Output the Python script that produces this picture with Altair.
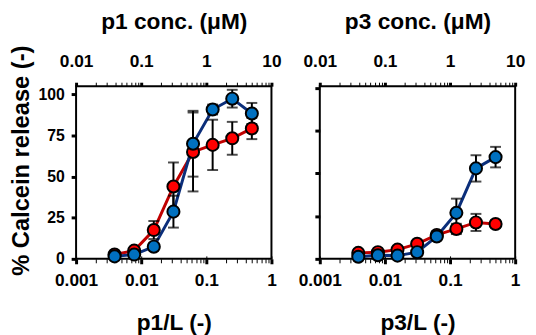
import altair as alt
import pandas as pd

# ---- data ----
ratio = [0.0039, 0.0078, 0.0156, 0.03125, 0.0625, 0.125, 0.25, 0.5]
series = ["red", "blue"]

p1_red = [2.6, 5.0, 17.5, 44.0, 65.0, 69.3, 73.3, 79.3]
p1_red_err = [1.0, 1.5, 5.5, 14.6, 24.0, 15.3, 10.0, 6.5]
p1_blue = [1.5, 2.6, 7.4, 28.7, 70.0, 90.8, 97.4, 88.4]
p1_blue_err = [1.0, 1.0, 2.0, 9.7, 20.0, 3.0, 5.4, 6.4]

p3_red = [3.5, 3.9, 5.4, 8.8, 14.0, 17.5, 21.3, 20.4]
p3_red_err = [1.0, 1.0, 1.0, 1.5, 2.0, 3.0, 5.0, 2.0]
p3_blue = [1.2, 2.1, 1.9, 3.9, 13.1, 26.9, 52.9, 59.5]
p3_blue_err = [0.5, 0.5, 0.5, 1.0, 2.0, 8.3, 7.7, 6.0]

x_major = [0.001, 0.01, 0.1, 1]
x_minor = [m * d for d in (0.001, 0.01, 0.1) for m in range(2, 10)]
y_ticks = [0, 25, 50, 75, 100]

fill_colors = ["#FF0000", "#0070C0"]
line_colors = ["#C00000", "#0B2E7A"]

W = 198
H = 175


def make_df(red, red_err, blue, blue_err):
    rows = []
    for s, vals, errs in (("red", red, red_err), ("blue", blue, blue_err)):
        for r, v, e in zip(ratio, vals, errs):
            rows.append({"ratio": r, "value": v, "lo": v - e, "hi": v + e, "series": s})
    return pd.DataFrame(rows)


def panel(df, name, ymax, first):
    xs = alt.Scale(type="log", domain=[0.001, 1], nice=False)
    ys = alt.Scale(domain=[0, ymax], nice=False, zero=False)

    def X(axis):
        return alt.X("ratio:Q", scale=xs, axis=axis)

    ax_bottom = alt.Axis(orient="bottom", values=x_major,
                         labelExpr="format(datum.value, '~g')",
                         title=f"{name}/L (-)", tickColor="black",
                         tickSize=5, tickWidth=3,
                         labelFontSize=17.5, titleFontSize=23,
                         labelPadding=8, titlePadding=23,
                         labelFlush=False, labelOverlap=False)
    ax_bottom_minor = alt.Axis(orient="bottom", values=x_minor, labels=False,
                               title=None, tickColor="black", tickSize=4)
    ax_top = alt.Axis(orient="top", values=x_major,
                      labelExpr="format(datum.value * 10, '~g')",
                      title=f"{name} conc. (μM)", tickColor="black",
                      tickSize=4, tickWidth=3,
                      labelFontSize=17.5, titleFontSize=23,
                      labelPadding=12, titlePadding=19,
                      labelFlush=False, labelOverlap=False)
    ax_top_minor = alt.Axis(orient="top", values=x_minor, labels=False,
                            title=None, tickColor="black", tickSize=4)
    ax_bottom_in = alt.Axis(orient="top", offset=-H, values=x_major, labels=False,
                            title=None, tickColor="black", tickSize=3)

    if first:
        y_axis = alt.Axis(values=y_ticks, title="% Calcein release (-)",
                          tickColor="black", tickSize=5, tickWidth=3,
                          labelPadding=7, labelFontSize=16,
                          titleFontSize=24, titlePadding=5, titleY=75)
    else:
        y_axis = alt.Axis(values=y_ticks, title=None, labels=False,
                          tickColor="black", tickSize=5, tickWidth=3)

    def Y(field):
        return alt.Y(f"{field}:Q", scale=ys, axis=y_axis)

    base = alt.Chart(df)

    line = base.mark_line(strokeWidth=3).encode(
        x=X(ax_bottom),
        y=Y("value"),
        color=alt.Color("series:N", scale=alt.Scale(domain=series, range=line_colors), legend=None),
        detail="series:N",
    )
    rule = base.mark_rule(strokeWidth=2, color="black").encode(
        x=X(ax_bottom_minor),
        y=Y("lo"),
        y2="hi:Q",
    )
    cap_lo = base.mark_tick(orient="horizontal", size=11, thickness=2, color="black").encode(
        x=X(ax_top),
        y=Y("lo"),
    )
    cap_hi = base.mark_tick(orient="horizontal", size=11, thickness=2, color="black").encode(
        x=X(ax_top_minor),
        y=Y("hi"),
    )
    pts = base.mark_point(filled=True, size=150, stroke="black", strokeWidth=2, opacity=1).encode(
        x=X(ax_bottom_in),
        y=Y("value"),
        fill=alt.Fill("series:N", scale=alt.Scale(domain=series, range=fill_colors), legend=None),
    )
    return alt.layer(line, rule, cap_lo, cap_hi, pts).resolve_axis(x="independent").properties(
        width=W, height=H
    )


left = panel(make_df(p1_red, p1_red_err, p1_blue, p1_blue_err), "p1", 105, True)
right = panel(make_df(p3_red, p3_red_err, p3_blue, p3_blue_err), "p3", 101, False)

chart = alt.hconcat(left, right, spacing=49, bounds="flush").properties(
    padding={"left": 0, "top": 0, "right": 2, "bottom": 0}
).configure(
    font="Liberation Sans",
).configure_view(
    stroke="black", strokeWidth=2
).configure_axis(
    domain=False, grid=False,
    labelColor="black", titleColor="black",
    labelFont="Liberation Sans", titleFont="Liberation Sans",
    labelFontWeight="bold", titleFontWeight="bold",
)

chart.save("out.html", embed_options={"renderer": "svg", "actions": False})
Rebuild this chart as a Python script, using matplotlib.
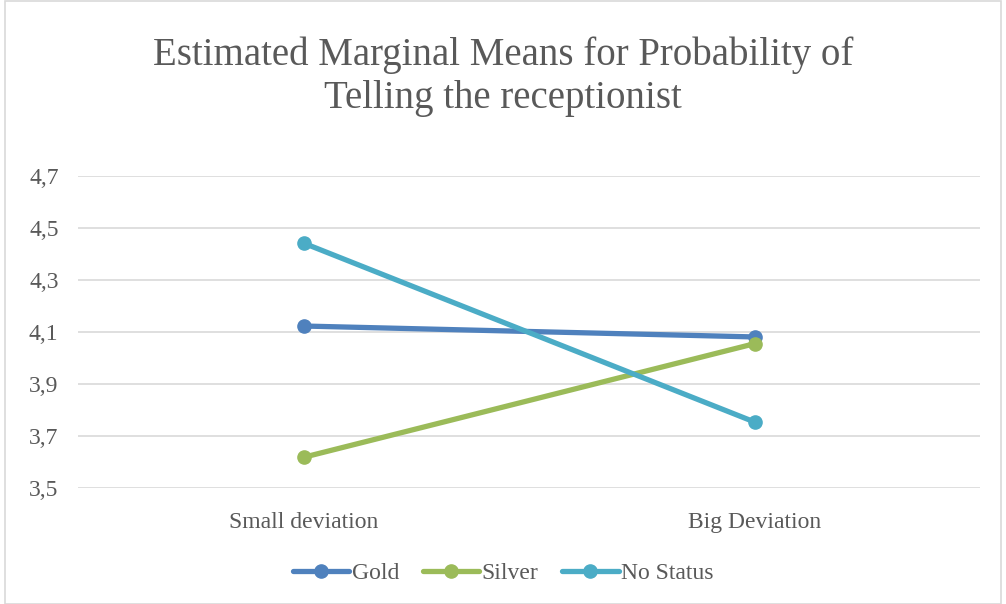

======

_TO BE DONE_
Please transcribe the material above exactly as written. Leave the pictures out.

_WRITTEN RESPONSE_
Output the Python script that produces this picture with Altair.
import altair as alt
import pandas as pd

# ---- data ----
ratio = [0.0039, 0.0078, 0.0156, 0.03125, 0.0625, 0.125, 0.25, 0.5]
series = ["red", "blue"]

p1_red = [2.6, 5.0, 17.5, 44.0, 65.0, 69.3, 73.3, 79.3]
p1_red_err = [1.0, 1.5, 5.5, 14.6, 24.0, 15.3, 10.0, 6.5]
p1_blue = [1.5, 2.6, 7.4, 28.7, 70.0, 90.8, 97.4, 88.4]
p1_blue_err = [1.0, 1.0, 2.0, 9.7, 20.0, 3.0, 5.4, 6.4]

p3_red = [3.5, 3.9, 5.4, 8.8, 14.0, 17.5, 21.3, 20.4]
p3_red_err = [1.0, 1.0, 1.0, 1.5, 2.0, 3.0, 5.0, 2.0]
p3_blue = [1.2, 2.1, 1.9, 3.9, 13.1, 26.9, 52.9, 59.5]
p3_blue_err = [0.5, 0.5, 0.5, 1.0, 2.0, 8.3, 7.7, 6.0]

x_major = [0.001, 0.01, 0.1, 1]
x_minor = [m * d for d in (0.001, 0.01, 0.1) for m in range(2, 10)]
y_ticks = [0, 25, 50, 75, 100]

fill_colors = ["#FF0000", "#0070C0"]
line_colors = ["#C00000", "#0B2E7A"]

W = 198
H = 175


def make_df(red, red_err, blue, blue_err):
    rows = []
    for s, vals, errs in (("red", red, red_err), ("blue", blue, blue_err)):
        for r, v, e in zip(ratio, vals, errs):
            rows.append({"ratio": r, "value": v, "lo": v - e, "hi": v + e, "series": s})
    return pd.DataFrame(rows)


def panel(df, name, ymax, first):
    xs = alt.Scale(type="log", domain=[0.001, 1], nice=False)
    ys = alt.Scale(domain=[0, ymax], nice=False, zero=False)

    def X(axis):
        return alt.X("ratio:Q", scale=xs, axis=axis)

    ax_bottom = alt.Axis(orient="bottom", values=x_major,
                         labelExpr="format(datum.value, '~g')",
                         title=f"{name}/L (-)", tickColor="black",
                         tickSize=5, tickWidth=3,
                         labelFontSize=17.5, titleFontSize=23,
                         labelPadding=8, titlePadding=23,
                         labelFlush=False, labelOverlap=False)
    ax_bottom_minor = alt.Axis(orient="bottom", values=x_minor, labels=False,
                               title=None, tickColor="black", tickSize=4)
    ax_top = alt.Axis(orient="top", values=x_major,
                      labelExpr="format(datum.value * 10, '~g')",
                      title=f"{name} conc. (μM)", tickColor="black",
                      tickSize=4, tickWidth=3,
                      labelFontSize=17.5, titleFontSize=23,
                      labelPadding=12, titlePadding=19,
                      labelFlush=False, labelOverlap=False)
    ax_top_minor = alt.Axis(orient="top", values=x_minor, labels=False,
                            title=None, tickColor="black", tickSize=4)
    ax_bottom_in = alt.Axis(orient="top", offset=-H, values=x_major, labels=False,
                            title=None, tickColor="black", tickSize=3)

    if first:
        y_axis = alt.Axis(values=y_ticks, title="% Calcein release (-)",
                          tickColor="black", tickSize=5, tickWidth=3,
                          labelPadding=7, labelFontSize=16,
                          titleFontSize=24, titlePadding=5, titleY=75)
    else:
        y_axis = alt.Axis(values=y_ticks, title=None, labels=False,
                          tickColor="black", tickSize=5, tickWidth=3)

    def Y(field):
        return alt.Y(f"{field}:Q", scale=ys, axis=y_axis)

    base = alt.Chart(df)

    line = base.mark_line(strokeWidth=3).encode(
        x=X(ax_bottom),
        y=Y("value"),
        color=alt.Color("series:N", scale=alt.Scale(domain=series, range=line_colors), legend=None),
        detail="series:N",
    )
    rule = base.mark_rule(strokeWidth=2, color="black").encode(
        x=X(ax_bottom_minor),
        y=Y("lo"),
        y2="hi:Q",
    )
    cap_lo = base.mark_tick(orient="horizontal", size=11, thickness=2, color="black").encode(
        x=X(ax_top),
        y=Y("lo"),
    )
    cap_hi = base.mark_tick(orient="horizontal", size=11, thickness=2, color="black").encode(
        x=X(ax_top_minor),
        y=Y("hi"),
    )
    pts = base.mark_point(filled=True, size=150, stroke="black", strokeWidth=2, opacity=1).encode(
        x=X(ax_bottom_in),
        y=Y("value"),
        fill=alt.Fill("series:N", scale=alt.Scale(domain=series, range=fill_colors), legend=None),
    )
    return alt.layer(line, rule, cap_lo, cap_hi, pts).resolve_axis(x="independent").properties(
        width=W, height=H
    )


left = panel(make_df(p1_red, p1_red_err, p1_blue, p1_blue_err), "p1", 105, True)
right = panel(make_df(p3_red, p3_red_err, p3_blue, p3_blue_err), "p3", 101, False)

chart = alt.hconcat(left, right, spacing=49, bounds="flush").properties(
    padding={"left": 0, "top": 0, "right": 2, "bottom": 0}
).configure(
    font="Liberation Sans",
).configure_view(
    stroke="black", strokeWidth=2
).configure_axis(
    domain=False, grid=False,
    labelColor="black", titleColor="black",
    labelFont="Liberation Sans", titleFont="Liberation Sans",
    labelFontWeight="bold", titleFontWeight="bold",
)

chart.save("out.html", embed_options={"renderer": "svg", "actions": False})
Rebuild this chart as a Python script, using matplotlib.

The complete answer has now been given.